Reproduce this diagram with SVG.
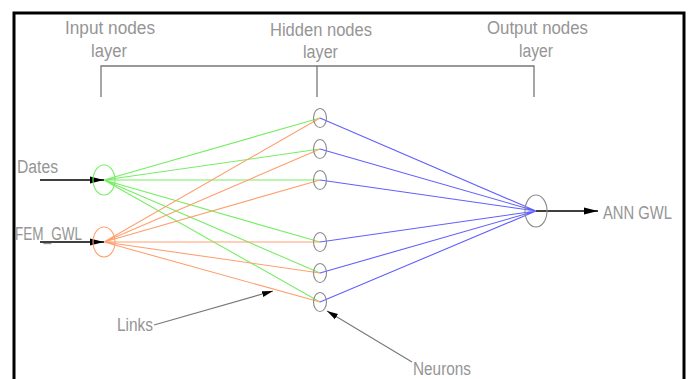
<svg xmlns="http://www.w3.org/2000/svg" width="688" height="379" viewBox="0 0 688 379">
<style>
text{font-family:"Liberation Sans",Arial,sans-serif;font-size:18px;fill:#959595}
.frame{fill:none;stroke:#000;stroke-width:3}
.br{fill:none;stroke:#777;stroke-width:1.3}
.g{stroke:#77ee66;stroke-width:1.1}
.o{stroke:#ffa070;stroke-width:1.1}
.b{stroke:#6060ff;stroke-width:1.1}
.node{fill:none;stroke:#8a8a8a;stroke-width:1.1}
.arr{stroke:#000;stroke-width:1.3;fill:none}
.lead{stroke:#777;stroke-width:1.1;fill:none}
</style>
<defs>
<marker id="ah" markerUnits="userSpaceOnUse" markerWidth="16" markerHeight="10" refX="14" refY="4" orient="auto"><path d="M0,0.5 L14,4 L0,7.5 z" fill="#000"/></marker>
<marker id="ahs" markerUnits="userSpaceOnUse" markerWidth="12" markerHeight="8" refX="11" refY="3.5" orient="auto"><path d="M0,0.5 L11,3.5 L0,6.5 z" fill="#000"/></marker>
</defs>
<rect width="688" height="379" fill="#fff"/>
<path class="frame" d="M14,379 V13 H684 V379"/>
<g id="bracket">
<path class="br" d="M101,97 V66 H534 V97 M317,66 V97"/>
</g>
<g id="labels">
<text x="65" y="34" textLength="90" lengthAdjust="spacingAndGlyphs">Input nodes</text>
<text x="91" y="57" textLength="36" lengthAdjust="spacingAndGlyphs">layer</text>
<text x="270" y="36" textLength="102" lengthAdjust="spacingAndGlyphs">Hidden nodes</text>
<text x="303" y="58" textLength="35" lengthAdjust="spacingAndGlyphs">layer</text>
<text x="487" y="34" textLength="101" lengthAdjust="spacingAndGlyphs">Output nodes</text>
<text x="519" y="57" textLength="34" lengthAdjust="spacingAndGlyphs">layer</text>
</g>
<g id="connectors">
<path class="g" d="M104,180 L320,118 M104,180 L320,149 M104,180 L320,180 M104,180 L320,242 M104,180 L320,273 M104,180 L320,302"/>
<path class="o" d="M104,242 L320,118 M104,242 L320,149 M104,242 L320,180 M104,242 L320,242 M104,242 L320,273 M104,242 L320,302"/>
<path class="b" d="M320,118 L536,211 M320,149 L536,211 M320,180 L536,211 M320,242 L536,211 M320,273 L536,211 M320,302 L536,211"/>
<path class="arr" d="M40,180 H104" marker-end="url(#ah)"/>
<path class="arr" d="M40,242 H104" marker-end="url(#ah)"/>
<path class="arr" d="M536,211 H598" marker-end="url(#ah)"/>
<path class="lead" d="M154,325 L273,291" marker-end="url(#ahs)"/>
<path class="lead" d="M412,362 L327,311" marker-end="url(#ahs)"/>
</g>
<g id="in-dates"><ellipse class="node" style="stroke:#77ee66" cx="104" cy="180" rx="11" ry="15"/><text x="17" y="173" textLength="41" lengthAdjust="spacingAndGlyphs">Dates</text></g>
<g id="in-fem"><ellipse class="node" style="stroke:#ffa070" cx="104" cy="242" rx="11" ry="15"/><text x="15" y="240" textLength="67" lengthAdjust="spacingAndGlyphs">FEM_GWL</text></g>
<g id="h1"><ellipse class="node" cx="320" cy="118" rx="6.5" ry="9.5"/></g>
<g id="h2"><ellipse class="node" cx="320" cy="149" rx="6.5" ry="9.5"/></g>
<g id="h3"><ellipse class="node" cx="320" cy="180" rx="6.5" ry="9.5"/></g>
<g id="h4"><ellipse class="node" cx="320" cy="242" rx="6.5" ry="9.5"/></g>
<g id="h5"><ellipse class="node" cx="320" cy="273" rx="6.5" ry="9.5"/></g>
<g id="h6"><ellipse class="node" cx="320" cy="302" rx="6.5" ry="9.5"/></g>
<g id="out"><ellipse class="node" cx="536" cy="211" rx="11" ry="16"/><text x="603" y="219" textLength="69" lengthAdjust="spacingAndGlyphs">ANN GWL</text></g>
<g id="links"><text x="117" y="331" textLength="36" lengthAdjust="spacingAndGlyphs">Links</text></g>
<g id="neurons"><text x="413" y="375" textLength="58" lengthAdjust="spacingAndGlyphs">Neurons</text></g>
</svg>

■ ■ ■ ■

Without the pictures, retype the whole of the material above exactly.

#### FULL OUTPUT
Reproduce this diagram with SVG.
<svg xmlns="http://www.w3.org/2000/svg" width="688" height="379" viewBox="0 0 688 379">
<style>
text{font-family:"Liberation Sans",Arial,sans-serif;font-size:18px;fill:#959595}
.frame{fill:none;stroke:#000;stroke-width:3}
.br{fill:none;stroke:#777;stroke-width:1.3}
.g{stroke:#77ee66;stroke-width:1.1}
.o{stroke:#ffa070;stroke-width:1.1}
.b{stroke:#6060ff;stroke-width:1.1}
.node{fill:none;stroke:#8a8a8a;stroke-width:1.1}
.arr{stroke:#000;stroke-width:1.3;fill:none}
.lead{stroke:#777;stroke-width:1.1;fill:none}
</style>
<defs>
<marker id="ah" markerUnits="userSpaceOnUse" markerWidth="16" markerHeight="10" refX="14" refY="4" orient="auto"><path d="M0,0.5 L14,4 L0,7.5 z" fill="#000"/></marker>
<marker id="ahs" markerUnits="userSpaceOnUse" markerWidth="12" markerHeight="8" refX="11" refY="3.5" orient="auto"><path d="M0,0.5 L11,3.5 L0,6.5 z" fill="#000"/></marker>
</defs>
<rect width="688" height="379" fill="#fff"/>
<path class="frame" d="M14,379 V13 H684 V379"/>
<g id="bracket">
<path class="br" d="M101,97 V66 H534 V97 M317,66 V97"/>
</g>
<g id="labels">
<text x="65" y="34" textLength="90" lengthAdjust="spacingAndGlyphs">Input nodes</text>
<text x="91" y="57" textLength="36" lengthAdjust="spacingAndGlyphs">layer</text>
<text x="270" y="36" textLength="102" lengthAdjust="spacingAndGlyphs">Hidden nodes</text>
<text x="303" y="58" textLength="35" lengthAdjust="spacingAndGlyphs">layer</text>
<text x="487" y="34" textLength="101" lengthAdjust="spacingAndGlyphs">Output nodes</text>
<text x="519" y="57" textLength="34" lengthAdjust="spacingAndGlyphs">layer</text>
</g>
<g id="connectors">
<path class="g" d="M104,180 L320,118 M104,180 L320,149 M104,180 L320,180 M104,180 L320,242 M104,180 L320,273 M104,180 L320,302"/>
<path class="o" d="M104,242 L320,118 M104,242 L320,149 M104,242 L320,180 M104,242 L320,242 M104,242 L320,273 M104,242 L320,302"/>
<path class="b" d="M320,118 L536,211 M320,149 L536,211 M320,180 L536,211 M320,242 L536,211 M320,273 L536,211 M320,302 L536,211"/>
<path class="arr" d="M40,180 H104" marker-end="url(#ah)"/>
<path class="arr" d="M40,242 H104" marker-end="url(#ah)"/>
<path class="arr" d="M536,211 H598" marker-end="url(#ah)"/>
<path class="lead" d="M154,325 L273,291" marker-end="url(#ahs)"/>
<path class="lead" d="M412,362 L327,311" marker-end="url(#ahs)"/>
</g>
<g id="in-dates"><ellipse class="node" style="stroke:#77ee66" cx="104" cy="180" rx="11" ry="15"/><text x="17" y="173" textLength="41" lengthAdjust="spacingAndGlyphs">Dates</text></g>
<g id="in-fem"><ellipse class="node" style="stroke:#ffa070" cx="104" cy="242" rx="11" ry="15"/><text x="15" y="240" textLength="67" lengthAdjust="spacingAndGlyphs">FEM_GWL</text></g>
<g id="h1"><ellipse class="node" cx="320" cy="118" rx="6.5" ry="9.5"/></g>
<g id="h2"><ellipse class="node" cx="320" cy="149" rx="6.5" ry="9.5"/></g>
<g id="h3"><ellipse class="node" cx="320" cy="180" rx="6.5" ry="9.5"/></g>
<g id="h4"><ellipse class="node" cx="320" cy="242" rx="6.5" ry="9.5"/></g>
<g id="h5"><ellipse class="node" cx="320" cy="273" rx="6.5" ry="9.5"/></g>
<g id="h6"><ellipse class="node" cx="320" cy="302" rx="6.5" ry="9.5"/></g>
<g id="out"><ellipse class="node" cx="536" cy="211" rx="11" ry="16"/><text x="603" y="219" textLength="69" lengthAdjust="spacingAndGlyphs">ANN GWL</text></g>
<g id="links"><text x="117" y="331" textLength="36" lengthAdjust="spacingAndGlyphs">Links</text></g>
<g id="neurons"><text x="413" y="375" textLength="58" lengthAdjust="spacingAndGlyphs">Neurons</text></g>
</svg>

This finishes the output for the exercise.